Although it doesn’t credit them, THE MONSTER WALKS seems to be drawn from two sources. The idea of a murderous ape is central to the Edgar Allen Poe story “Murders In The Rue Morgue”—and that story was filmed the same year at Universal with Bela Lugosi as star. The idea of a mysterious house with secret pannels through which a hairy-handed killer strikes at a pretty heiress is straight out the 1927 silent block-buster THE CAT AND THE CANARY, which had also been popular in a 1930 talkie remake titled THE CAT CREEPS. So original, it isn’t.

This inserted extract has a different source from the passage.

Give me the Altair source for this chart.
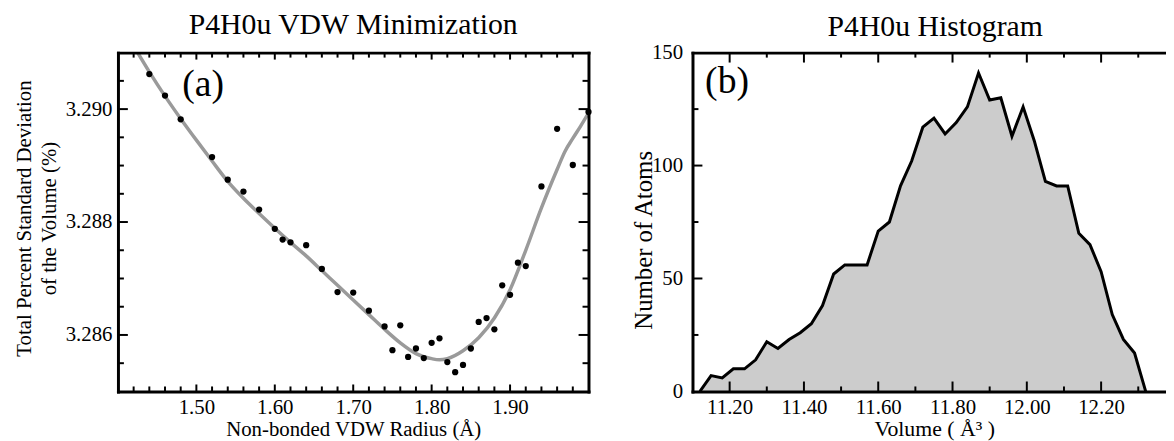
import altair as alt
import pandas as pd

FONT = "Liberation Serif"

# ---------------- Panel (a): VDW minimization ----------------
radius = [1.44, 1.46, 1.48, 1.52, 1.54, 1.56, 1.58, 1.60, 1.61, 1.62, 1.64, 1.66, 1.68,
          1.70, 1.72, 1.74, 1.75, 1.76, 1.77, 1.78, 1.79, 1.80, 1.81, 1.82, 1.83, 1.84,
          1.85, 1.86, 1.87, 1.88, 1.89, 1.90, 1.91, 1.92, 1.94, 1.96, 1.98, 2.00]
stddev = [3.29062, 3.29024, 3.28982, 3.28915, 3.28875, 3.28854, 3.28822, 3.28788, 3.28769,
          3.28764, 3.28759, 3.28717, 3.28676, 3.28675, 3.28643, 3.28615, 3.28573, 3.28617,
          3.28561, 3.28576, 3.28559, 3.28586, 3.28594, 3.28552, 3.28534, 3.28547, 3.28576,
          3.28623, 3.28630, 3.28610, 3.28688, 3.28671, 3.28728, 3.28722, 3.28863, 3.28965,
          3.28901, 3.28995]

fit_r = [1.42, 1.44, 1.46, 1.48, 1.50, 1.52, 1.54, 1.56, 1.58, 1.60, 1.62, 1.64, 1.66, 1.68,
         1.70, 1.72, 1.74, 1.76, 1.78, 1.80, 1.81, 1.82, 1.84, 1.86, 1.88, 1.90, 1.92, 1.94,
         1.96, 1.97, 1.98, 1.99, 2.00]
fit_v = [3.29112, 3.29066, 3.29023, 3.28983, 3.28945, 3.28908, 3.28872, 3.28842, 3.28815,
         3.28789, 3.28764, 3.28740, 3.28714, 3.28688, 3.28662, 3.28636, 3.28610, 3.28586,
         3.28567, 3.28558, 3.28556, 3.28558, 3.28572, 3.28595, 3.28630, 3.28680, 3.28750,
         3.28825, 3.28893, 3.28925, 3.28948, 3.28970, 3.28993]

a_x_major = [1.50, 1.60, 1.70, 1.80, 1.90]
a_x_minor = [1.42, 1.44, 1.46, 1.48, 1.52, 1.54, 1.56, 1.58, 1.62, 1.64, 1.66, 1.68, 1.72,
             1.74, 1.76, 1.78, 1.82, 1.84, 1.86, 1.88, 1.92, 1.94, 1.96, 1.98]
a_y_major = [3.286, 3.288, 3.290]
a_y_minor = [3.2855, 3.2865, 3.2870, 3.2875, 3.2885, 3.2890, 3.2895, 3.2905]
a_label = ["(a)"]
a_label_x = [1.5086]
a_label_y = [3.29042]

# ---------------- Panel (b): histogram ----------------
volume = [11.12, 11.15, 11.18, 11.21, 11.24, 11.27, 11.30, 11.33, 11.36, 11.39, 11.42, 11.45,
          11.48, 11.51, 11.54, 11.57, 11.60, 11.63, 11.66, 11.69, 11.72, 11.75, 11.78, 11.81,
          11.84, 11.87, 11.90, 11.93, 11.96, 11.99, 12.02, 12.05, 12.08, 12.11, 12.14, 12.17,
          12.20, 12.23, 12.26, 12.29, 12.32]
atoms = [0, 7, 6, 10, 10, 14, 22, 19, 23, 26, 30, 38, 52, 56, 56, 56, 71, 75, 91, 102, 117,
         121, 114, 119, 126, 141, 129, 130, 113, 126, 111, 93, 91, 91, 70, 65, 53, 34, 23, 17, 0]

b_x_major = [11.20, 11.40, 11.60, 11.80, 12.00, 12.20]
b_x_minor = [11.30, 11.50, 11.70, 11.90, 12.10, 12.30]
b_y_major = [0, 50, 100, 150]
b_y_inner_major = [50, 100]
b_y_minor = [25, 75, 125]
b_label = ["(b)"]
b_label_x = [11.193]
b_label_y = [136.8]

H = 342
WL = 475
WR = 478

xs_a = alt.Scale(domain=[1.40, 2.00], nice=False, zero=False)
ys_a = alt.Scale(domain=[3.285, 3.291], nice=False, zero=False)
xs_b = alt.Scale(domain=[11.10, 11.10 + WR / 375.0], nice=False, zero=False)
ys_b = alt.Scale(domain=[0, 150], nice=False, zero=False)


def ax(**kw):
    base = dict(labelFont=FONT, labelFontSize=21, labelColor="black",
                titleFont=FONT, titleFontSize=21, titleColor="black",
                titleFontWeight="normal", domainColor="black", domainWidth=3,
                domainCap="square", ticks=False, tickSize=0, grid=False, zindex=1,
                labelFlush=False, labelOverlap=False)
    base.update(kw)
    return alt.Axis(**base)


def frame_axis(orient):
    return ax(orient=orient, labels=False, title=None)


def xtick_layers(vals, length, xscale, top_axis=None):
    df = pd.DataFrame({"v": vals})
    rule = alt.Chart(df).mark_rule(color="black", strokeWidth=2)
    bottom = rule.encode(x=alt.X("v:Q", scale=xscale, axis=None),
                         y=alt.value(H), y2=alt.value(H - length))
    top = rule.encode(x=alt.X("v:Q", scale=xscale,
                              axis=top_axis if top_axis is not None else None),
                      y=alt.value(0), y2=alt.value(length))
    return [bottom, top]


def ytick_layers(vals, length, yscale, width, right=True, right_axis=None):
    df = pd.DataFrame({"v": vals})
    rule = alt.Chart(df).mark_rule(color="black", strokeWidth=2)
    out = [rule.encode(y=alt.Y("v:Q", scale=yscale, axis=None),
                       x=alt.value(0), x2=alt.value(length))]
    if right:
        out.append(rule.encode(y=alt.Y("v:Q", scale=yscale,
                                       axis=right_axis if right_axis is not None else None),
                               x=alt.value(width), x2=alt.value(width - length)))
    return out


# ---- panel (a) layers
pts = pd.DataFrame({"r": radius, "s": stddev})
fit = pd.DataFrame({"r": fit_r, "s": fit_v})
lab_a = pd.DataFrame({"t": a_label, "x": a_label_x, "y": a_label_y})

curve = alt.Chart(fit).mark_line(color="#9a9a9a", strokeWidth=3.5, clip=True,
                                 interpolate="monotone").encode(
    x=alt.X("r:Q", scale=xs_a, axis=None),
    y=alt.Y("s:Q", scale=ys_a, axis=None))

points = alt.Chart(pts).mark_circle(color="black", size=40, opacity=1).encode(
    x=alt.X("r:Q", scale=xs_a,
            axis=ax(orient="bottom", values=a_x_major, format=".2f",
                    title="Non-bonded VDW Radius (Å)", labelPadding=5, titlePadding=2)),
    y=alt.Y("s:Q", scale=ys_a,
            axis=ax(orient="left", values=a_y_major, format=".3f",
                    title=["Total Percent Standard Deviation", "of the Volume (%)"],
                    titleLineHeight=25, labelPadding=6, titlePadding=6, titleY=167)))

text_a = alt.Chart(lab_a).mark_text(font=FONT, fontSize=38, color="black",
                                    align="center", baseline="middle").encode(
    x=alt.X("x:Q", scale=xs_a, axis=None),
    y=alt.Y("y:Q", scale=ys_a, axis=None),
    text="t:N")

a_layers = [curve, points, text_a]
a_layers += xtick_layers(a_x_major, 7, xs_a, top_axis=frame_axis("top"))
a_layers += xtick_layers(a_x_minor, 5, xs_a)
a_layers += ytick_layers(a_y_major, 10, ys_a, WL, right_axis=frame_axis("right"))
a_layers += ytick_layers(a_y_minor, 6, ys_a, WL)

left = alt.layer(*a_layers).resolve_axis(x="independent", y="independent").properties(
    width=WL, height=H,
    title=alt.TitleParams("P4H0u VDW Minimization", font=FONT, fontSize=30,
                          fontWeight="normal", color="black", offset=12, frame="group"))

# ---- panel (b) layers
hist = pd.DataFrame({"v": volume, "n": atoms})
lab_b = pd.DataFrame({"t": b_label, "x": b_label_x, "y": b_label_y})

area = alt.Chart(hist).mark_area(color="#cccccc", opacity=1).encode(
    x=alt.X("v:Q", scale=xs_b,
            axis=ax(orient="bottom", values=b_x_major, format=".2f",
                    title="Volume ( Å³ )", titleFontSize=22,
                    labelPadding=5, titlePadding=2, titleX=244)),
    y=alt.Y("n:Q", scale=ys_b,
            axis=ax(orient="left", values=b_y_major, format="d",
                    title="Number of Atoms", titleFontSize=25,
                    labelPadding=10, titlePadding=-5, titleY=189)))

outline = alt.Chart(hist).mark_line(color="black", strokeWidth=3).encode(
    x=alt.X("v:Q", scale=xs_b, axis=None),
    y=alt.Y("n:Q", scale=ys_b, axis=None))

text_b = alt.Chart(lab_b).mark_text(font=FONT, fontSize=38, color="black",
                                    align="center", baseline="middle").encode(
    x=alt.X("x:Q", scale=xs_b, axis=None),
    y=alt.Y("y:Q", scale=ys_b, axis=None),
    text="t:N")

b_layers = [area, outline, text_b]
b_layers += xtick_layers(b_x_major, 10, xs_b, top_axis=frame_axis("top"))
b_layers += xtick_layers(b_x_minor, 5, xs_b)
b_layers += ytick_layers(b_y_inner_major, 10, ys_b, WR, right=False)
b_layers += ytick_layers(b_y_minor, 6, ys_b, WR, right=False)

right = alt.layer(*b_layers).resolve_axis(x="independent", y="independent").properties(
    width=WR, height=H,
    title=alt.TitleParams("P4H0u Histogram", font=FONT, fontSize=30,
                          fontWeight="normal", color="black", offset=0, dx=6,
                          frame="group"))

chart = alt.hconcat(left, right, spacing=105, bounds="flush").properties(
    padding={"left": 5, "top": 0, "right": 0, "bottom": 0}
).configure_view(strokeWidth=0)

chart.save("out.html", embed_options={"renderer": "svg", "actions": False})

In this story, pretty young Ruth (Vera Reynolds, a silent actress whose career did not long continue after the advent of sound) returns home when her father dies. There she must contend with a suspicious uncle (Sheldon Lewis), a suspicious housekeeper (Martha Mattox, who had appeared in the silent THE CAT AND THE CANARY), the housekeeper’s suspcious son (Mischa Auer), and a wild ape named Yogi that is kept caged in the basement. No, it isn’t too long before hairy hands are reaching through secret panels in Ruth’s bedroom. But is it Yogi, who has a dislike for her? Or is it someone else? And if so, who? Savvy viewers will have little trouble figuring it out.

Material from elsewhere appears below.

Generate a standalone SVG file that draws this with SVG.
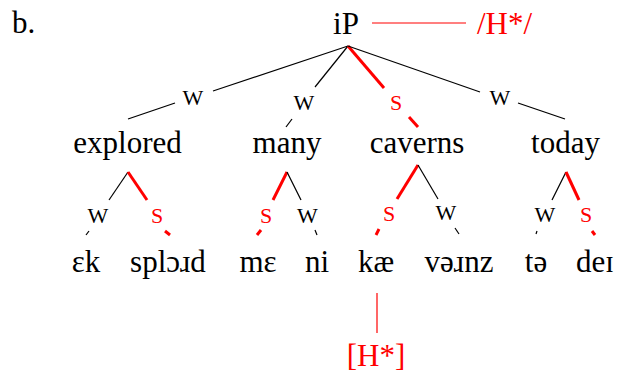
<svg xmlns="http://www.w3.org/2000/svg" width="617" height="373" viewBox="0 0 617 373">
<style>
text{font-family:"Liberation Serif","Times New Roman",serif;font-size:31px;fill:#000;text-anchor:middle}
.r{fill:#ff0000}
.sc{font-variant:small-caps;font-size:32px}
.k{stroke:#000;stroke-width:1.2;fill:none}
.rt{stroke:#ff0000;stroke-width:3;fill:none}
.rn{stroke:#ff0000;stroke-width:1.2;fill:none}
</style>
<rect width="617" height="373" fill="#fff"/>
<g id="label-b"><text x="12" y="33" style="text-anchor:start">b.</text></g>
<g id="iP"><text x="346" y="34">iP</text></g>
<g id="tone-phon"><text x="477" y="34" class="r" style="text-anchor:start">/H*/</text></g>
<g id="w1"><text x="193" y="105" class="sc">w</text></g>
<g id="w2"><text x="304" y="110" class="sc">w</text></g>
<g id="s3"><text x="396" y="110" class="sc r">s</text></g>
<g id="w4"><text x="500" y="105" class="sc">w</text></g>
<g id="explored"><text x="127.5" y="153">explored</text></g>
<g id="many"><text x="287" y="153">many</text></g>
<g id="caverns"><text x="417" y="153">caverns</text></g>
<g id="today"><text x="565.5" y="153">today</text></g>
<g id="explored-w"><text x="98" y="223" class="sc">w</text></g>
<g id="explored-s"><text x="157" y="223" class="sc r">s</text></g>
<g id="many-s"><text x="266" y="223" class="sc r">s</text></g>
<g id="many-w"><text x="307.5" y="223" class="sc">w</text></g>
<g id="caverns-s"><text x="389" y="221" class="sc r">s</text></g>
<g id="caverns-w"><text x="446" y="220" class="sc">w</text></g>
<g id="today-w"><text x="545" y="222" class="sc">w</text></g>
<g id="today-s"><text x="586" y="222" class="sc r">s</text></g>
<g id="syl-ek"><text x="86" y="272">ɛk</text></g>
<g id="syl-splord"><text x="168" y="272">splɔɹd</text></g>
<g id="syl-me"><text x="258" y="272">mɛ</text></g>
<g id="syl-ni"><text x="317" y="272">ni</text></g>
<g id="syl-kae"><text x="376" y="272">kæ</text></g>
<g id="syl-vernz"><text x="459" y="272">vəɹnz</text></g>
<g id="syl-te"><text x="536" y="272">tə</text></g>
<g id="syl-dei"><text x="595" y="272">deɪ</text></g>
<g id="tone-phonetic"><text x="376" y="366" class="r">[H*]</text></g>
<g id="connectors">
<line class="rn" x1="372" y1="23" x2="466" y2="23"/>
<line class="k" x1="348" y1="46" x2="213" y2="91"/>
<line class="k" x1="175" y1="103" x2="128" y2="119"/>
<line class="k" x1="348" y1="46" x2="315" y2="87"/>
<line class="k" x1="292" y1="119" x2="286" y2="127"/>
<line class="rt" x1="348" y1="46" x2="384" y2="88"/>
<line class="rt" x1="409" y1="117" x2="418" y2="127"/>
<line class="k" x1="348" y1="46" x2="480" y2="92"/>
<line class="k" x1="518" y1="103" x2="565" y2="119"/>
<line class="k" x1="128" y1="172" x2="109" y2="200"/>
<line class="rt" x1="128" y1="172" x2="147" y2="200"/>
<line class="k" x1="89" y1="231" x2="86" y2="235"/>
<line class="rt" x1="165" y1="231" x2="170" y2="235"/>
<line class="rt" x1="287" y1="172" x2="273" y2="200"/>
<line class="k" x1="287" y1="172" x2="301" y2="200"/>
<line class="rt" x1="261" y1="230" x2="257" y2="235"/>
<line class="k" x1="315" y1="230" x2="317" y2="235"/>
<line class="rt" x1="418" y1="165" x2="397" y2="199"/>
<line class="k" x1="418" y1="165" x2="438" y2="199"/>
<line class="rt" x1="379" y1="229" x2="376" y2="235"/>
<line class="k" x1="455" y1="228" x2="459" y2="234"/>
<line class="k" x1="566" y1="172" x2="552" y2="200"/>
<line class="rt" x1="566" y1="172" x2="579" y2="200"/>
<line class="k" x1="537" y1="231" x2="536" y2="234"/>
<line class="rt" x1="592" y1="231" x2="595" y2="235"/>
<line class="rn" x1="377" y1="293" x2="377" y2="333"/>
</g>
</svg>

By 1932 standards the film is competently made but there is nothing about it you could call inspired—and one element that may gave you some pause. The cast features a black actor Willie Best, billed here (no doubt in an effort to emulate the then-popular Stepin Fetchit) as Sleep ‘N’ Eat. In truth, Best was a gifted comic, but like many black actors of the period his options were limited, and he was frequently trapped in “lawsy I be skeered” roles that fed into the stereotypes of the day. Best does as well as he can with the role of Exodus, but like the rest of the cast he doesn’t have much to work with.
No, this movie isn’t anything to write home about, and frankly I am tempted to give two stars instead of three—but as I wrote at the beginning of this review, it does give us an idea of what other studios were doing in an effort to compete with Universal’s horror films. And while there were occasional exceptions, it seems pretty obvious that Universal had little to worry about.